Conservatives argue that for Congress to require all Americans to buy private health insurance exceeds its regulatory powers under the Constitution's Commerce Clause. Before Judge Hudson, they distinguished the health care law's individual mandate from government programs like Social Security. The Social Security program is designed so that Americans pay taxes directly to the government, which pools the money and disburses future Social Security benefits. In contrast, the novelty of the health care law is that it requires Americans not to pay a tax, but rather to buy their health care insurance privately. The government's involvement is a step removed, and this is what Judge Hudson found to be constitutionally defective.As we see Republicans already backtracking even on the minuscule $100B budget cuts, it becomes obvious they are intent primarily on regaining political power, and only secondarily creating policy. Getting rid of the popular (and expensive) policies of Obamacare would not further that priority, just as budget cuts, especially in their district.

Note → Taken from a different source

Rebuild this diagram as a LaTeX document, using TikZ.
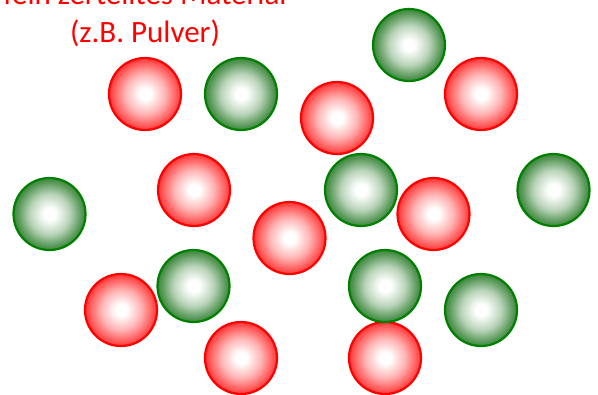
\documentclass[tikz,border=0pt]{standalone}
\usepackage{fontspec}
\setmainfont{Carlito}
\definecolor{ballred}{RGB}{255,0,0}
\definecolor{ballgreen}{RGB}{0,128,0}
\definecolor{ballgreendark}{RGB}{20,110,20}
% soft radial fills: white core fading to the rim colour
\pgfdeclareradialshading{redglow}{\pgfpoint{0bp}{0bp}}{%
  color(0bp)=(white); color(4bp)=(white); color(14bp)=(ballred!30!white);
  color(22bp)=(ballred!65!white); color(29bp)=(ballred); color(50bp)=(ballred)}
\pgfdeclareradialshading{greenglow}{\pgfpoint{0bp}{0bp}}{%
  color(0bp)=(white); color(4bp)=(white); color(14bp)=(ballgreendark!30!white);
  color(22bp)=(ballgreendark!70!white); color(29bp)=(ballgreendark); color(50bp)=(ballgreendark)}
\tikzset{
  particle/.style={circle, minimum size=72bp, inner sep=0pt, line width=2.2bp},
  redball/.style={particle, draw=ballred, shading=redglow},
  greenball/.style={particle, draw=ballgreen, shading=greenglow},
  caption/.style={text=red, font=\fontsize{31bp}{36bp}\selectfont, inner sep=0pt, anchor=base}
}
\begin{document}
\begin{tikzpicture}[x=1bp, y=-1bp]
  \useasboundingbox (0,0) rectangle (598,394);
  \clip (0,0) rectangle (598,394);
  % caption
  \node[caption] (cap1) at (145,4) {fein zerteiltes Material};
  \node[caption] (cap2) at (145,42) {(z.B. Pulver)};
  % red particles
  \node[redball] (r1) at (145,94) {};
  \node[redball] (r2) at (337,118) {};
  \node[redball] (r3) at (481,94) {};
  \node[redball] (r4) at (194,190) {};
  \node[redball] (r5) at (289.5,238) {};
  \node[redball] (r6) at (433.5,214) {};
  \node[redball] (r7) at (121,310) {};
  \node[redball] (r8) at (241,358) {};
  \node[redball] (r9) at (385,358) {};
  % green particles
  \node[greenball] (g1) at (241,94) {};
  \node[greenball] (g2) at (409,45) {};
  \node[greenball] (g3) at (361,190) {};
  \node[greenball] (g4) at (49.5,214) {};
  \node[greenball] (g5) at (553.5,190) {};
  \node[greenball] (g6) at (193.5,286) {};
  \node[greenball] (g7) at (385,286) {};
  \node[greenball] (g8) at (481,310) {};
\end{tikzpicture}
\end{document}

But here's the catch: If the part of the health care law that's unconstitutional is the part telling people to buy private insurance, an obvious solution is to pass a health care law including a public health plan, which would operate like Social Security and Medicare. In other words, the public option. With a public option as part of the law, people who don't want to buy insurance from a private health care company would pay into a government fund in exchange for an insurance benefit, just as they do with Social Security and Medicare.
Opponents could still argue that any law requiring universal coverage is beyond Congress' reach. But they'd run into a big wall: Supreme Court decisions that place Social Security and Medicare, along with a list of other entitlements, squarely within the constitutional ambit of Congress. Like we said, the public option and Social Security and other entitlements are structurally quite similar—indeed, the public option is essentially a form of Medicare. So to strike down the public option would require reversing a lot of well-established precedent. Courts would have to return to the laissez-faire ideology of a century ago, epitomized by the 1905 Supreme Court case Lochner v. New York. That ruling infamously limited the extent to which the government could intervene in the private sphere, leaving legislatures unable even to set minimum-wage laws, for example. And courts long ago repudiated it.
Now suppose that conservatives succeed with their current, safer legal strategy, and knock out the individual mandate. Because the private-only mandate had been the middle, compromise position, Congress would be left with the two more extreme options on health care—either a plan that includes something like the public option, or the status quo. As costs rise and more Americans go uninsured, will the public really want to roll back reform? When Americans are asked about the current health care law, a majority say they either favor it or wish it were even stronger. Making the public option the only option would fulfill the wish of those wanting a stronger bill. [More]
Should the public option reappear, game over. I think insurance companies will be pondering what could go wrong with repeal as much as they did passage and choose the devil they know slightly better.
All in all, I remain hopeful that for individuals and self-employed people like farmers, some relief will be gained from our total lack of leverage in the medical insurance market regardless of both efforts.
*I've given up using other more accurate labels, since the effort to attach the President's name to this legislation is indeed intense by detractors. This too, I predict, could be a mistake as whatever survives of reform policy will have their fingerprints and his name. If it is mildly successful in achieving its many goals [insert your odds here] I'll bet it becomes as widely embraced as Medicare, and the major part of his legacy.